WHAT IS NEEDED ->
Only the pictures are omitted; repeat all other data exactly.

INFORMATION SUPPLIED ->
------------------------

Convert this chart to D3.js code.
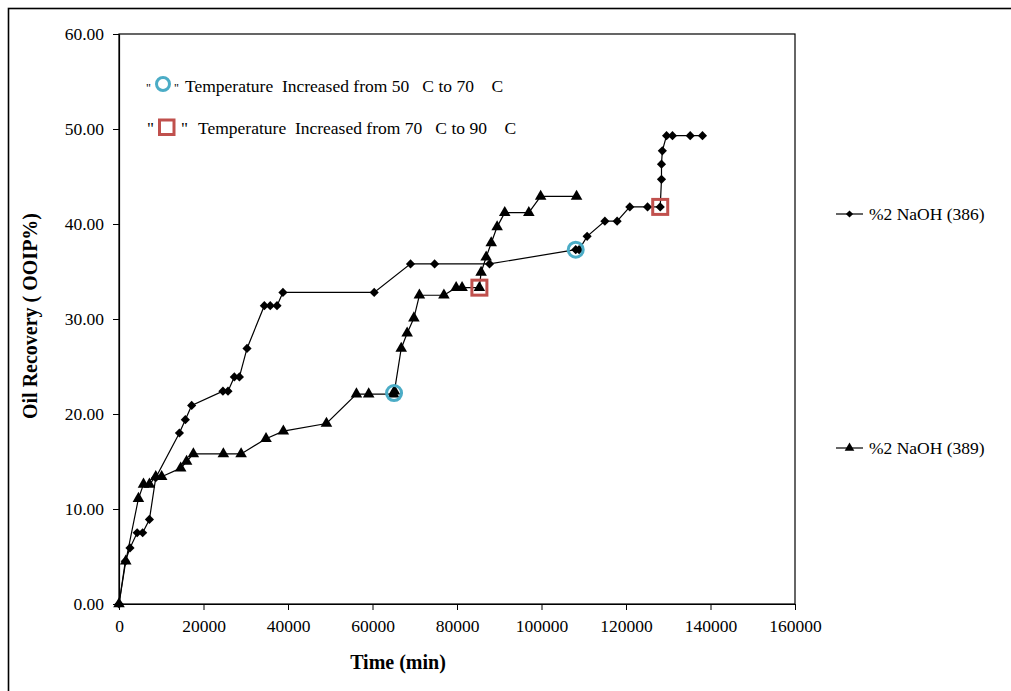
<!DOCTYPE html>
<html>
<head>
<meta charset="utf-8">
<script src="https://cdn.jsdelivr.net/npm/d3@7"></script>
<style>
  html, body { margin: 0; padding: 0; background: #fff; }
  svg { display: block; }
  text { font-family: "Liberation Serif", "Times New Roman", serif; fill: #000; }
</style>
</head>
<body>
<svg id="chart" width="1011" height="691"></svg>
<script>
// Oil recovery vs. time for two 2% NaOH floods
const seriesNames = ["%2 NaOH (386)", "%2 NaOH (389)"];

const time386 = [0, 1500, 2600, 4300, 5600, 7200, 8700, 14300, 15700, 17200, 24600, 25800, 27300, 28500, 30300,
  34400, 35800, 37400, 38800, 60400, 69000, 74700, 87700, 108100, 108900, 110800, 115000, 117900, 120900, 125100,
  128100, 128400, 128400, 128600, 129600, 131000, 135200, 138100];
const recovery386 = [0, 4.5, 5.9, 7.5, 7.5, 8.9, 13.3, 18.0, 19.4, 20.9, 22.4, 22.4, 23.9, 23.9, 26.9,
  31.4, 31.4, 31.4, 32.8, 32.8, 35.8, 35.8, 35.8, 37.3, 37.3, 38.7, 40.3, 40.3, 41.8, 41.8,
  41.8, 44.7, 46.3, 47.7, 49.3, 49.3, 49.3, 49.3];

const time389 = [0, 1600, 4600, 5800, 7200, 8700, 10100, 14600, 16000, 17600, 24700, 28900, 34800, 38900,
  49100, 56200, 59100, 65000, 65200, 66800, 68200, 69800, 71100, 76900, 79800, 81200, 85300, 85700, 86900,
  88100, 89500, 91300, 97000, 99800, 108300];
const recovery389 = [0, 4.5, 11.1, 12.6, 12.6, 13.4, 13.4, 14.3, 15.0, 15.8, 15.8, 15.8, 17.4, 18.2,
  19.0, 22.1, 22.1, 22.1, 22.4, 26.9, 28.5, 30.1, 32.5, 32.5, 33.3, 33.3, 33.3, 34.9, 36.5,
  38.0, 39.7, 41.2, 41.2, 42.9, 42.9];

// Temperature step points: [time, recovery]
const step50to70 = [[65100, 22.2], [108100, 37.3]];
const step70to90 = [[85300, 33.3], [128100, 41.8]];
const stepLabels = ["Temperature  Increased from 50   C to 70    C",
                    "Temperature  Increased from 70   C to 90    C"];

const xTicks = [0, 20000, 40000, 60000, 80000, 100000, 120000, 140000, 160000];
const yTicks = [0, 10, 20, 30, 40, 50, 60];

const svg = d3.select("#chart");

// outer frame
svg.append("rect").attr("x", 8.5).attr("y", 8.5).attr("width", 1010).attr("height", 700)
  .attr("fill", "none").attr("stroke", "#000").attr("stroke-width", 1.6);

const plot = { left: 119, top: 34, right: 795, bottom: 604 };
const x = d3.scaleLinear().domain([0, 160000]).range([plot.left, plot.right]);
const y = d3.scaleLinear().domain([0, 60]).range([plot.bottom, plot.top]);

// plot frame
svg.append("rect").attr("x", plot.left).attr("y", plot.top)
  .attr("width", plot.right - plot.left).attr("height", plot.bottom - plot.top)
  .attr("fill", "none").attr("stroke", "#000").attr("stroke-width", 1.2);

// axes
const xAxis = svg.append("g").attr("transform", `translate(0,${plot.bottom})`)
  .call(d3.axisBottom(x).tickValues(xTicks).tickFormat(d3.format("d")).tickSize(6).tickSizeOuter(0));
const yAxis = svg.append("g").attr("transform", `translate(${plot.left},0)`)
  .call(d3.axisLeft(y).tickValues(yTicks).tickFormat(d3.format(".2f")).tickSize(6).tickSizeOuter(0));
[xAxis, yAxis].forEach(g => {
  g.select(".domain").attr("stroke", "#000").attr("stroke-width", 1.2);
  g.selectAll(".tick line").attr("stroke", "#000").attr("stroke-width", 1);
  g.selectAll(".tick text").attr("font-family", "Liberation Serif").attr("font-size", 17.5).attr("fill", "#000");
});
xAxis.selectAll(".tick text").attr("dy", "0").attr("y", 28);
yAxis.selectAll(".tick text").attr("x", -15).attr("dy", "0.33em");

// axis titles
svg.append("text").attr("x", 398).attr("y", 669).attr("text-anchor", "middle")
  .attr("font-size", 20).attr("font-weight", "bold").text("Time (min)");
svg.append("text").attr("transform", "translate(37,316) rotate(-90)").attr("text-anchor", "middle")
  .attr("font-size", 20).attr("font-weight", "bold").text("Oil Recovery ( OOIP%)");

// series
const line = d3.line().x(d => x(d[0])).y(d => y(d[1]));
const data386 = time386.map((t, i) => [t, recovery386[i]]);
const data389 = time389.map((t, i) => [t, recovery389[i]]);

// diamond = square turned 45 degrees
const diamond = d3.symbol().type(d3.symbolSquare).size(42);
const triangle = d3.symbol().type(d3.symbolTriangle).size(58);
const symRotation = { diamond: 45, triangle: 0 };

function drawSeries(data, sym, rot) {
  svg.append("path").datum(data).attr("d", line)
    .attr("fill", "none").attr("stroke", "#000").attr("stroke-width", 1.2);
  svg.append("g").selectAll("path").data(data).join("path")
    .attr("d", sym)
    .attr("transform", d => `translate(${x(d[0])},${y(d[1])}) rotate(${rot})`)
    .attr("fill", "#000");
}
drawSeries(data389, triangle, symRotation.triangle);
drawSeries(data386, diamond, symRotation.diamond);

// temperature step markers
const circleColor = "#4bacc6", squareColor = "#c0504d";
svg.append("g").selectAll("circle").data(step50to70).join("circle")
  .attr("cx", d => x(d[0])).attr("cy", d => y(d[1])).attr("r", 7.5)
  .attr("fill", "none").attr("stroke", circleColor).attr("stroke-width", 3);
svg.append("g").selectAll("rect").data(step70to90).join("rect")
  .attr("x", d => x(d[0]) - 7.5).attr("y", d => y(d[1]) - 7.5).attr("width", 15).attr("height", 15)
  .attr("fill", "none").attr("stroke", squareColor).attr("stroke-width", 3);

// annotation key (top left)
const key = svg.append("g");
key.append("text").attr("x", 146).attr("y", 92).attr("font-size", 12).text("\"");
key.append("circle").attr("cx", 163).attr("cy", 84).attr("r", 6.5)
  .attr("fill", "none").attr("stroke", circleColor).attr("stroke-width", 3);
key.append("text").attr("x", 174).attr("y", 92).attr("font-size", 12).text("\"");
key.append("text").attr("x", 185).attr("y", 92).attr("font-size", 17.5)
  .style("white-space", "pre").text(stepLabels[0]);

key.append("text").attr("x", 147).attr("y", 134).attr("font-size", 17).text("\"");
key.append("rect").attr("x", 159.5).attr("y", 120).attr("width", 14.5).attr("height", 14.5)
  .attr("fill", "none").attr("stroke", squareColor).attr("stroke-width", 3);
key.append("text").attr("x", 181).attr("y", 134).attr("font-size", 17).text("\"");
key.append("text").attr("x", 198).attr("y", 134).attr("font-size", 17.5)
  .style("white-space", "pre").text(stepLabels[1]);

// series legend (right)
const legendRows = [
  { name: seriesNames[0], sym: d3.symbol().type(d3.symbolSquare).size(26), rot: 45, cy: 214 },
  { name: seriesNames[1], sym: d3.symbol().type(d3.symbolTriangle).size(40), rot: 0, cy: 448 }
];
legendRows.forEach(r => {
  svg.append("line").attr("x1", 836).attr("x2", 863).attr("y1", r.cy).attr("y2", r.cy)
    .attr("stroke", "#000").attr("stroke-width", 1.2);
  svg.append("path").attr("d", r.sym).attr("transform", `translate(849.5,${r.cy}) rotate(${r.rot})`).attr("fill", "#000");
  svg.append("text").attr("x", 869).attr("y", r.cy + 6).attr("font-size", 17.5).text(r.name);
});
</script>
</body>
</html>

------------------------

RESPONSE ->
Convert this chart to D3.js code.
<!DOCTYPE html>
<html>
<head>
<meta charset="utf-8">
<script src="https://cdn.jsdelivr.net/npm/d3@7"></script>
<style>
  html, body { margin: 0; padding: 0; background: #fff; }
  svg { display: block; }
  text { font-family: "Liberation Serif", "Times New Roman", serif; fill: #000; }
</style>
</head>
<body>
<svg id="chart" width="1011" height="691"></svg>
<script>
// Oil recovery vs. time for two 2% NaOH floods
const seriesNames = ["%2 NaOH (386)", "%2 NaOH (389)"];

const time386 = [0, 1500, 2600, 4300, 5600, 7200, 8700, 14300, 15700, 17200, 24600, 25800, 27300, 28500, 30300,
  34400, 35800, 37400, 38800, 60400, 69000, 74700, 87700, 108100, 108900, 110800, 115000, 117900, 120900, 125100,
  128100, 128400, 128400, 128600, 129600, 131000, 135200, 138100];
const recovery386 = [0, 4.5, 5.9, 7.5, 7.5, 8.9, 13.3, 18.0, 19.4, 20.9, 22.4, 22.4, 23.9, 23.9, 26.9,
  31.4, 31.4, 31.4, 32.8, 32.8, 35.8, 35.8, 35.8, 37.3, 37.3, 38.7, 40.3, 40.3, 41.8, 41.8,
  41.8, 44.7, 46.3, 47.7, 49.3, 49.3, 49.3, 49.3];

const time389 = [0, 1600, 4600, 5800, 7200, 8700, 10100, 14600, 16000, 17600, 24700, 28900, 34800, 38900,
  49100, 56200, 59100, 65000, 65200, 66800, 68200, 69800, 71100, 76900, 79800, 81200, 85300, 85700, 86900,
  88100, 89500, 91300, 97000, 99800, 108300];
const recovery389 = [0, 4.5, 11.1, 12.6, 12.6, 13.4, 13.4, 14.3, 15.0, 15.8, 15.8, 15.8, 17.4, 18.2,
  19.0, 22.1, 22.1, 22.1, 22.4, 26.9, 28.5, 30.1, 32.5, 32.5, 33.3, 33.3, 33.3, 34.9, 36.5,
  38.0, 39.7, 41.2, 41.2, 42.9, 42.9];

// Temperature step points: [time, recovery]
const step50to70 = [[65100, 22.2], [108100, 37.3]];
const step70to90 = [[85300, 33.3], [128100, 41.8]];
const stepLabels = ["Temperature  Increased from 50   C to 70    C",
                    "Temperature  Increased from 70   C to 90    C"];

const xTicks = [0, 20000, 40000, 60000, 80000, 100000, 120000, 140000, 160000];
const yTicks = [0, 10, 20, 30, 40, 50, 60];

const svg = d3.select("#chart");

// outer frame
svg.append("rect").attr("x", 8.5).attr("y", 8.5).attr("width", 1010).attr("height", 700)
  .attr("fill", "none").attr("stroke", "#000").attr("stroke-width", 1.6);

const plot = { left: 119, top: 34, right: 795, bottom: 604 };
const x = d3.scaleLinear().domain([0, 160000]).range([plot.left, plot.right]);
const y = d3.scaleLinear().domain([0, 60]).range([plot.bottom, plot.top]);

// plot frame
svg.append("rect").attr("x", plot.left).attr("y", plot.top)
  .attr("width", plot.right - plot.left).attr("height", plot.bottom - plot.top)
  .attr("fill", "none").attr("stroke", "#000").attr("stroke-width", 1.2);

// axes
const xAxis = svg.append("g").attr("transform", `translate(0,${plot.bottom})`)
  .call(d3.axisBottom(x).tickValues(xTicks).tickFormat(d3.format("d")).tickSize(6).tickSizeOuter(0));
const yAxis = svg.append("g").attr("transform", `translate(${plot.left},0)`)
  .call(d3.axisLeft(y).tickValues(yTicks).tickFormat(d3.format(".2f")).tickSize(6).tickSizeOuter(0));
[xAxis, yAxis].forEach(g => {
  g.select(".domain").attr("stroke", "#000").attr("stroke-width", 1.2);
  g.selectAll(".tick line").attr("stroke", "#000").attr("stroke-width", 1);
  g.selectAll(".tick text").attr("font-family", "Liberation Serif").attr("font-size", 17.5).attr("fill", "#000");
});
xAxis.selectAll(".tick text").attr("dy", "0").attr("y", 28);
yAxis.selectAll(".tick text").attr("x", -15).attr("dy", "0.33em");

// axis titles
svg.append("text").attr("x", 398).attr("y", 669).attr("text-anchor", "middle")
  .attr("font-size", 20).attr("font-weight", "bold").text("Time (min)");
svg.append("text").attr("transform", "translate(37,316) rotate(-90)").attr("text-anchor", "middle")
  .attr("font-size", 20).attr("font-weight", "bold").text("Oil Recovery ( OOIP%)");

// series
const line = d3.line().x(d => x(d[0])).y(d => y(d[1]));
const data386 = time386.map((t, i) => [t, recovery386[i]]);
const data389 = time389.map((t, i) => [t, recovery389[i]]);

// diamond = square turned 45 degrees
const diamond = d3.symbol().type(d3.symbolSquare).size(42);
const triangle = d3.symbol().type(d3.symbolTriangle).size(58);
const symRotation = { diamond: 45, triangle: 0 };

function drawSeries(data, sym, rot) {
  svg.append("path").datum(data).attr("d", line)
    .attr("fill", "none").attr("stroke", "#000").attr("stroke-width", 1.2);
  svg.append("g").selectAll("path").data(data).join("path")
    .attr("d", sym)
    .attr("transform", d => `translate(${x(d[0])},${y(d[1])}) rotate(${rot})`)
    .attr("fill", "#000");
}
drawSeries(data389, triangle, symRotation.triangle);
drawSeries(data386, diamond, symRotation.diamond);

// temperature step markers
const circleColor = "#4bacc6", squareColor = "#c0504d";
svg.append("g").selectAll("circle").data(step50to70).join("circle")
  .attr("cx", d => x(d[0])).attr("cy", d => y(d[1])).attr("r", 7.5)
  .attr("fill", "none").attr("stroke", circleColor).attr("stroke-width", 3);
svg.append("g").selectAll("rect").data(step70to90).join("rect")
  .attr("x", d => x(d[0]) - 7.5).attr("y", d => y(d[1]) - 7.5).attr("width", 15).attr("height", 15)
  .attr("fill", "none").attr("stroke", squareColor).attr("stroke-width", 3);

// annotation key (top left)
const key = svg.append("g");
key.append("text").attr("x", 146).attr("y", 92).attr("font-size", 12).text("\"");
key.append("circle").attr("cx", 163).attr("cy", 84).attr("r", 6.5)
  .attr("fill", "none").attr("stroke", circleColor).attr("stroke-width", 3);
key.append("text").attr("x", 174).attr("y", 92).attr("font-size", 12).text("\"");
key.append("text").attr("x", 185).attr("y", 92).attr("font-size", 17.5)
  .style("white-space", "pre").text(stepLabels[0]);

key.append("text").attr("x", 147).attr("y", 134).attr("font-size", 17).text("\"");
key.append("rect").attr("x", 159.5).attr("y", 120).attr("width", 14.5).attr("height", 14.5)
  .attr("fill", "none").attr("stroke", squareColor).attr("stroke-width", 3);
key.append("text").attr("x", 181).attr("y", 134).attr("font-size", 17).text("\"");
key.append("text").attr("x", 198).attr("y", 134).attr("font-size", 17.5)
  .style("white-space", "pre").text(stepLabels[1]);

// series legend (right)
const legendRows = [
  { name: seriesNames[0], sym: d3.symbol().type(d3.symbolSquare).size(26), rot: 45, cy: 214 },
  { name: seriesNames[1], sym: d3.symbol().type(d3.symbolTriangle).size(40), rot: 0, cy: 448 }
];
legendRows.forEach(r => {
  svg.append("line").attr("x1", 836).attr("x2", 863).attr("y1", r.cy).attr("y2", r.cy)
    .attr("stroke", "#000").attr("stroke-width", 1.2);
  svg.append("path").attr("d", r.sym).attr("transform", `translate(849.5,${r.cy}) rotate(${r.rot})`).attr("fill", "#000");
  svg.append("text").attr("x", 869).attr("y", r.cy + 6).attr("font-size", 17.5).text(r.name);
});
</script>
</body>
</html>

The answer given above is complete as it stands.